═══ Input rows ═══

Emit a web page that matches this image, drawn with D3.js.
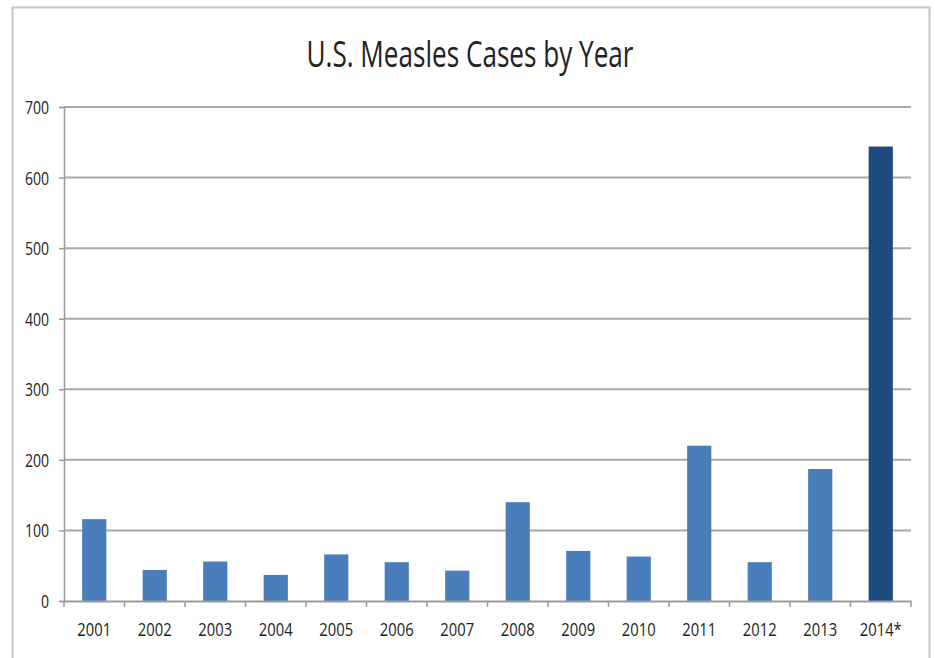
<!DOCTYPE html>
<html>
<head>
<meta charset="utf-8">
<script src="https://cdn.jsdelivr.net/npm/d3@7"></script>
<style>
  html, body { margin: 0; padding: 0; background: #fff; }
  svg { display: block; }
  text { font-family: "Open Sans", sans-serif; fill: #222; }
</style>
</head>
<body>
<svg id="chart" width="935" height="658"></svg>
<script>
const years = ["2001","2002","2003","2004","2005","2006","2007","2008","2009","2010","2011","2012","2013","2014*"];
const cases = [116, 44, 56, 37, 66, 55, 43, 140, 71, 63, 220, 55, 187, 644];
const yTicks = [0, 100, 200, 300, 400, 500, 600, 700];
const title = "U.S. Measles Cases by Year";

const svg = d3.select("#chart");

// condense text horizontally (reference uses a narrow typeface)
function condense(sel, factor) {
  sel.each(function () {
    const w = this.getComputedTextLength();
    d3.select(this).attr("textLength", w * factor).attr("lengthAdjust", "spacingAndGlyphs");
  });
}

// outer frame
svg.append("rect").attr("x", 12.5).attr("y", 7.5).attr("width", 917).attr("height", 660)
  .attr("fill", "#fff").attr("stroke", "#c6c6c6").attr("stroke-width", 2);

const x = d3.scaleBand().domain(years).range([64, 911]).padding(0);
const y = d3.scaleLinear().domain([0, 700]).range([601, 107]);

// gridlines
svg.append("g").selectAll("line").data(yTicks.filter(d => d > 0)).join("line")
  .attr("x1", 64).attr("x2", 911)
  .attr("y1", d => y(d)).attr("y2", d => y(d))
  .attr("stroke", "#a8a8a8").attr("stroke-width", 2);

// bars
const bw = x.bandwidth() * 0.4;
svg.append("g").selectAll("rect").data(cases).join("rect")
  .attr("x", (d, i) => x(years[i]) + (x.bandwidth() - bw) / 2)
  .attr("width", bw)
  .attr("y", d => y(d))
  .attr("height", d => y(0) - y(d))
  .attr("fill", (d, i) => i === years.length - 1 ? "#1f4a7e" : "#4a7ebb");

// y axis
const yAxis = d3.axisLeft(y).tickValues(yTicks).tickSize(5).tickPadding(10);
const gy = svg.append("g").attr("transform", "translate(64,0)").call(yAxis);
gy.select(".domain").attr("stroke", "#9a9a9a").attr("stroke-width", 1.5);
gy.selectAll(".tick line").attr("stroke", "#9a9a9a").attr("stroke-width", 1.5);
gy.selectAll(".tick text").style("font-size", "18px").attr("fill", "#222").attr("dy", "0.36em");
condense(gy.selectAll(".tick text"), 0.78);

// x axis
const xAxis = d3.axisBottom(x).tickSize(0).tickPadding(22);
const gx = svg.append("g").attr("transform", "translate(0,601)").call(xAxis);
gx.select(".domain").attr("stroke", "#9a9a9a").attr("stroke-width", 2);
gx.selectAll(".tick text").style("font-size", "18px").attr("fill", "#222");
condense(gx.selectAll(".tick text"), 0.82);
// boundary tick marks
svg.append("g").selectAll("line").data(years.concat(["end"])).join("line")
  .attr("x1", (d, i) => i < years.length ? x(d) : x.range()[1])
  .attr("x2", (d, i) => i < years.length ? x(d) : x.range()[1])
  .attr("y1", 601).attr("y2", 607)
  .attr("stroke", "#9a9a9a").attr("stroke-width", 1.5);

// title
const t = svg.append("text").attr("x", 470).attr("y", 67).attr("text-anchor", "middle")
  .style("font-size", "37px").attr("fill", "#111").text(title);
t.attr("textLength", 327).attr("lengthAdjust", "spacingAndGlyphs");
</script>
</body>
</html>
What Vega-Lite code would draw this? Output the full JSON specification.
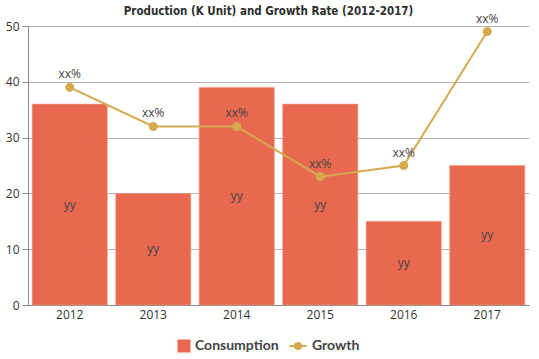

═══

**Given task:** Reproduce each line holding the word "this".

**Expected answer:**
Emit a web page that matches this image, drawn with D3.js.
    const w = this.getComputedTextLength();
    d3.select(this).attr("textLength", w * factor).attr("lengthAdjust", "spacingAndGlyphs");
What Vega-Lite code would draw this? Output the full JSON specification.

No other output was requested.